Arada Robben efendinin kendini yere bırakmalarından medet umacak hale gelmiş olan, karşısındaki azim ve dinamizm karşısında en bildiği işi, top yapmayı bile beceremeyen, kaleye gelebildiği anlarda artık Meksika’da bir halk kahramanı mertebesine ulaşmış ‘El Portero’ Ochoa’yı geçemeyen Hollanda da bizi iyice bu fikre alıştıran faktörlerden biriydi.
Sneijder diye bir adam
Fakat Hollanda’da Sneijder diye bir adam var. Bu sene neredeyse Galatasaray’ın kazandığı her maça en umulmadık anda inisiyatif alarak damga vuran Sneijder. Ceza sahasında boş bıraktığınızda ne Real Madrid, ne Juventus ne de Uzayspor dinleyecek olan Sneijder. En emin olduğunuz anda, en umutlu olduğunuz anda, ne olduğunu anlamadan nevrinizi döndürebilecek bir topçu olan Sneijder.
Wesley’nin Meksika’ya yaptığını insan düşmanına yapmaz. 88. dakikada ‘cezayı keserek’ başka birçok şey arasında belki de dünya futbolunun bundan sonraki tarihine etki etti Wesley Benjamin Sneijder. Ve o anda kalan dakikalar bir maç boyuna uzadı.
En beklenmedik anlardan birinde, en beklenmedik isim, Meksika’nın kaptanı ve güvendiği dağı Rafael Marquez, Robben’i indiriverdi.
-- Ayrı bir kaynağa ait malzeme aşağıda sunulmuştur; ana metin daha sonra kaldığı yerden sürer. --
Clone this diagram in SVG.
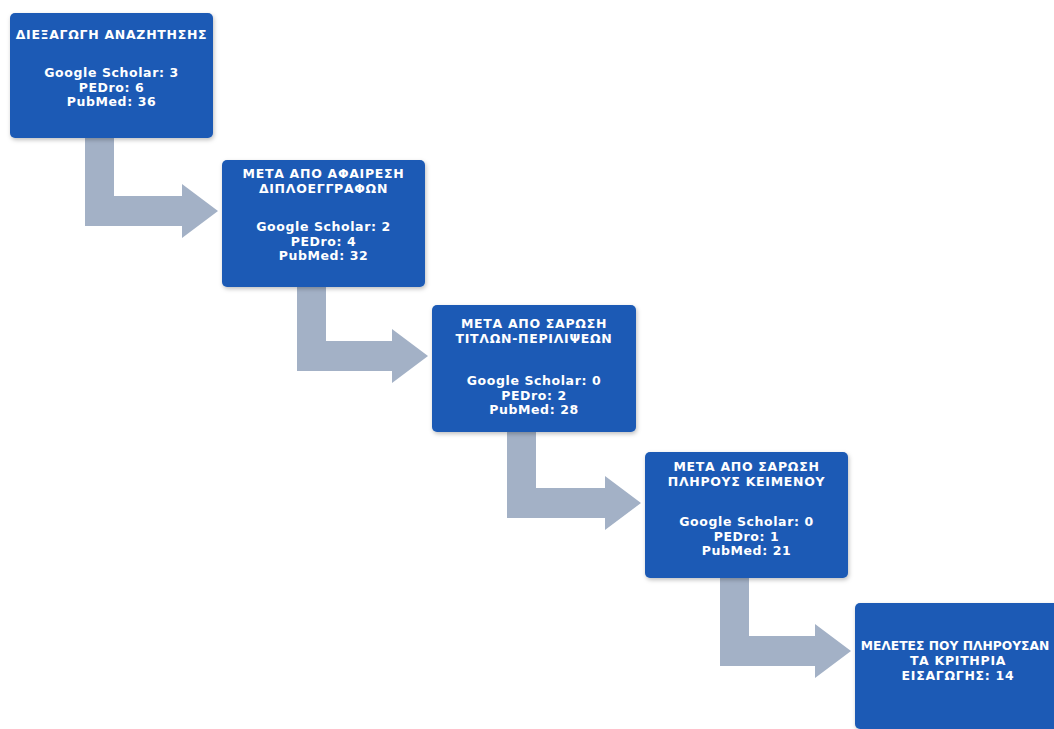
<svg xmlns="http://www.w3.org/2000/svg" width="1054" height="729" viewBox="0 0 1054 729">
<defs>
<filter id="sh" x="-10%" y="-10%" width="120%" height="130%">
<feDropShadow dx="1" dy="2" stdDeviation="2" flood-color="#000" flood-opacity="0.25"/>
</filter>
<style>
.box{fill:#1C5AB5;filter:url(#sh)}
.arr{fill:#A3B1C6}
text{font-family:"DejaVu Sans","Noto Sans",sans-serif;font-weight:bold;fill:#fff;text-anchor:middle}
.t{font-size:12.5px;letter-spacing:0.7px}
.d{font-size:12.5px;letter-spacing:0.6px}
.f{font-size:12.3px}
</style>
</defs>
<rect width="1054" height="729" fill="#fff"/>
<g id="connectors">
<path class="arr" d="M85,138 H114 V196 H182 V184 L218,211 L182,238 V226 H85 Z"/>
<path class="arr" d="M297,287 H326 V341 H392 V329 L428,356 L392,383 V371 H297 Z"/>
<path class="arr" d="M507,432 H536 V488 H605 V476 L641,503 L605,530 V518 H507 Z"/>
<path class="arr" d="M720,578 H749 V636 H815 V624 L851,651 L815,678 V666 H720 Z"/>
</g>
<g id="n1">
<rect class="box" x="10" y="13" width="203" height="125" rx="5"/>
<text class="t" x="111.5" y="39">ΔΙΕΞΑΓΩΓΗ ΑΝΑΖΗΤΗΣΗΣ</text>
<text class="d" x="111.5" y="77">Google Scholar: 3</text>
<text class="d" x="111.5" y="91.6">PEDro: 6</text>
<text class="d" x="111.5" y="106.2">PubMed: 36</text>
</g>
<g id="n2">
<rect class="box" x="222" y="160" width="203" height="127" rx="5"/>
<text class="t" x="323.5" y="178">ΜΕΤΑ ΑΠΟ ΑΦΑΙΡΕΣΗ</text>
<text class="t" x="323.5" y="193">ΔΙΠΛΟΕΓΓΡΑΦΩΝ</text>
<text class="d" x="323.5" y="231">Google Scholar: 2</text>
<text class="d" x="323.5" y="245.6">PEDro: 4</text>
<text class="d" x="323.5" y="260.2">PubMed: 32</text>
</g>
<g id="n3">
<rect class="box" x="432" y="305" width="204" height="127" rx="5"/>
<text class="t" x="534" y="328">ΜΕΤΑ ΑΠΟ ΣΑΡΩΣΗ</text>
<text class="t" x="534" y="343">ΤΙΤΛΩΝ-ΠΕΡΙΛΙΨΕΩΝ</text>
<text class="d" x="534" y="385">Google Scholar: 0</text>
<text class="d" x="534" y="399.6">PEDro: 2</text>
<text class="d" x="534" y="414.2">PubMed: 28</text>
</g>
<g id="n4">
<rect class="box" x="645" y="452" width="203" height="126" rx="5"/>
<text class="t" x="746.5" y="471">ΜΕΤΑ ΑΠΟ ΣΑΡΩΣΗ</text>
<text class="t" x="746.5" y="486">ΠΛΗΡΟΥΣ ΚΕΙΜΕΝΟΥ</text>
<text class="d" x="746.5" y="526">Google Scholar: 0</text>
<text class="d" x="746.5" y="540.6">PEDro: 1</text>
<text class="d" x="746.5" y="555.2">PubMed: 21</text>
</g>
<g id="n5">
<rect class="box" x="855" y="603" width="206" height="126" rx="5"/>
<text class="f" x="955" y="650">ΜΕΛΕΤΕΣ ΠΟΥ ΠΛΗΡΟΥΣΑΝ</text>
<text class="t" x="958" y="665">ΤΑ ΚΡΙΤΗΡΙΑ</text>
<text class="t" x="958" y="680">ΕΙΣΑΓΩΓΗΣ: 14</text>
</g>
</svg>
O arada, adını bile unutmak üzere olduğumuz, kendisinin bile orada ne işinin olduğundan habersiz olduğu Klaas Jan Huntelaar topun başına gelirken Meksika’nın ulusal umudu Ochoa’ydı. Olmadı.
Çığlıkları kaldı kulaklarımızda
Hollanda yürüyüp giderken, maçı izlediğim Puebla meyhanesinde öğlenin 11-12’sinde durmadan tezahürat yapan, ezici çoğunluğunu ablaların, teyzelerin, kadınların ve çocukların oluşturduğu bir Latin Amerika öyküsü tadındaki tribünün şarkıları ve penaltı sırasında adını bilmedikleri kalecilerini ‘Portero, Portero!’ nidalarıyla destekleyen çığlıkları kaldı kulaklarımızda.
O yüzden bu güzel ve naif insanların ülkesinin güzel takımına yazık oldu. Bu klasik bir dilencilik ya da romantizm refleksi değil. Yalnızca bazıları her zaman haklı olmamalı.